Thursday, March 18, 2010

Code4Lib 2010

I attended the Code4Lib conference from Feb 22 to Feb 25 2010. The Code4Lib conference is a grassroots-organized one-track conference of people who get their hands dirty with library technology, in innovative ways. Another review of Code4Lib 2010 by a first-time attending DLF participant can be found here. This was the third Code4Lib conference I have attended, and it continues to be the most useful conference I have found for helping my work at the libraries.

As with any conference, some of the most useful time comes in informal discussions with other attendees in hallways, over meals, and late at night in the conference hotel -- there was barely a single moment I wasn't either sleeping or talking about ideas for library technology with someone. This year, most of the other core Blacklight contributors attended the conference, and I spent a lot of time discussing Blacklight plans with them. Meeting in person can help build shared understanding and social bonds useful for a distributed cross-country collaboration in ways online communication does not.

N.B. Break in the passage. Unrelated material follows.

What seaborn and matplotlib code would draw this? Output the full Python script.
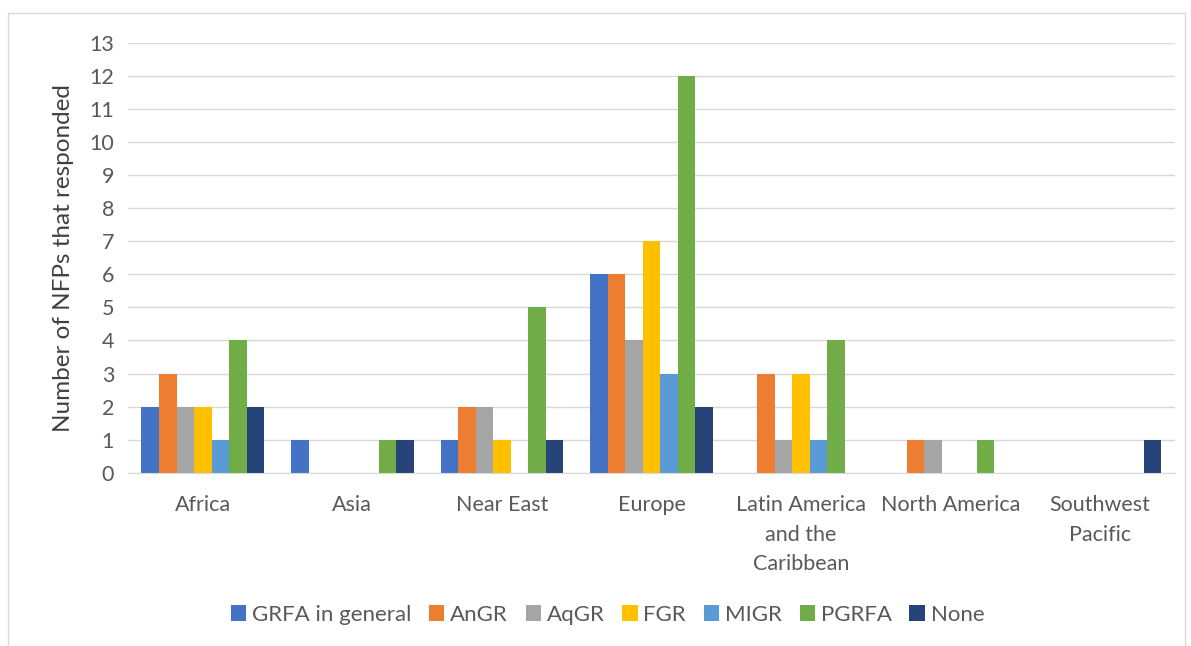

Blacklight was also well represented on the formal conference schedule, with Stanford staff especially making several presentations about what they've done with their Blacklight implementation, giving me ideas, and helping me understand the possibilities.

Another interesting theme in this year's conference was tools for managing metadata. I am pleased to see innovative technology and approaches being applied to metadata control, as well-controlled metadata is really at the heart of many library digital services, and our tools for supporting such have in some cases not been as sophisticated as they could be. Metadata-related presentations included Jennifer Bowen from the XC project talking about their metadata toolkit component for aggregating and normalizing metadata from diverse sources; University of Washington Libraries staff talking about techniques for 'matching dirty data'; and a presentation on HIVE, a tool for exploring multiple controlled vocabularies in an integrated and efficient way.

A presentation that happened to be the final presentation on the conference schedule hit a trendy topic: Mobile Web App Design: Getting Started. Presenter Michael Doran made a very convincing argument that it doesn't make sense to spend time developing applications for specific mobile platforms (all of which require custom work per-platform), but instead makes more sense to develop standard HTML/CSS/Javascript pages that can be viewed on desktop or mobile computers, but taking special care to optimize display for the general mobile environment (not for a particular platform). Doran provided an overview of some techniques and tools helpful to succeeding with this path.

One of the interesting things about the structure of the Code4Lib conference is that it's a one-track conference, where all attendees see the same presentations, and all presentations are only 20 minutes long. There is also time for spontaneously signed-up-for 5-minute lightning talks, and spontaneously chosen break-out group discussions. The goal is to maximize participation and maximize the amount of useful ideas, and connections with other developers, you can get. For me, it was a very succesful conference, I left with many ideas for future projects, and many new professional contacts who I know are experts on certain topics I may want to follow up on later, and who may even be future collaborators.

Video of all of the conference presentations will eventually be available for free online; if some of the presentations sound interesting, check back at the schedule page, when the video is ready it will be linked there. With all-volunteer labor doing the video editing, encoding, and uploading, it could be a little while though.